5. Dr. M. Joycelyn Elders

Dr. Joycelyn Elders was the fifteenth Surgeon General of the United States, the first Black American and the second woman to hold this position.

Growing up as one of eight children in a poor farming family, Elders had to miss school during the harvest season, scrub floors to pay for her tuition to the all-black liberal arts Philander Smith College in Little Rock (despite also earning a scholarship), and rely on her siblings’ help to pay her bus fare.

It was during her time in college that she heard Edith Irby Jones, the first African American to attend the University of Arkansas Medical School, speak at a sorority event. Elders was inspired by Jones, and decided that she too wanted to become a physician.

Elders achieved her goal and additionally became a professor of pediatrics. She continued her clinical practice while also publishing over 100 papers on pediatric endocrinology and advocating for her adolescent patients, specifically in matters of reproductive health.

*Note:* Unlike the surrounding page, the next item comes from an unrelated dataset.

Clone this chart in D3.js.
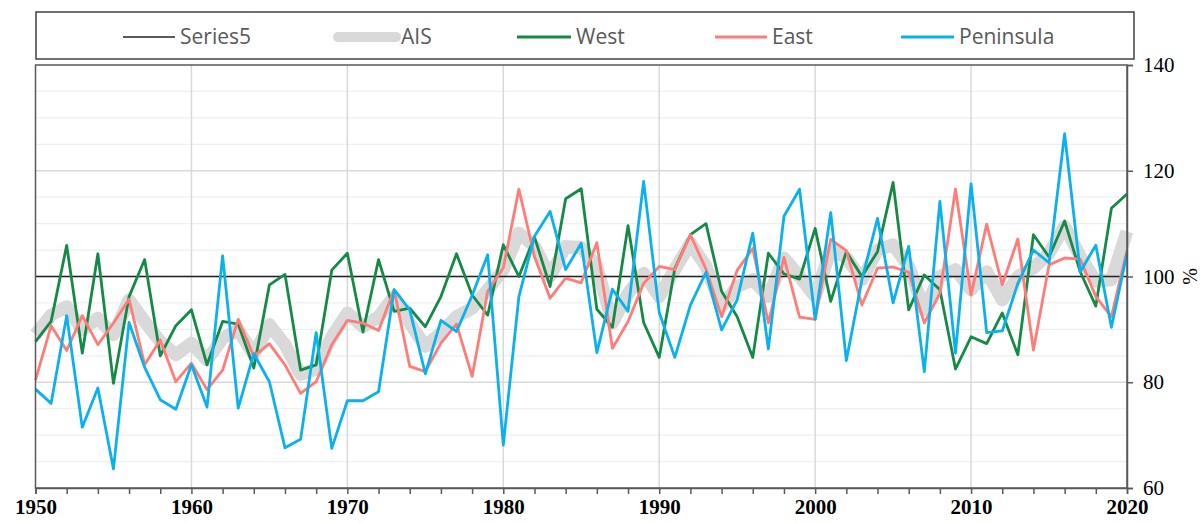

When she was appointed as the head of the Arkansas Department of Health in 1987 by Governor Bill Clinton, she controversially campaigned for better sex education, eventually leading to Arkansas Legislature mandating a K-12 curriculum that included sex education, substance-abuse prevention, and programs to promote self-esteem. In 1993, when President Clinton appointed Dr. Elders U.S. Surgeon General, she continued to bring about change through progressive policies and “talking about difficult subjects.”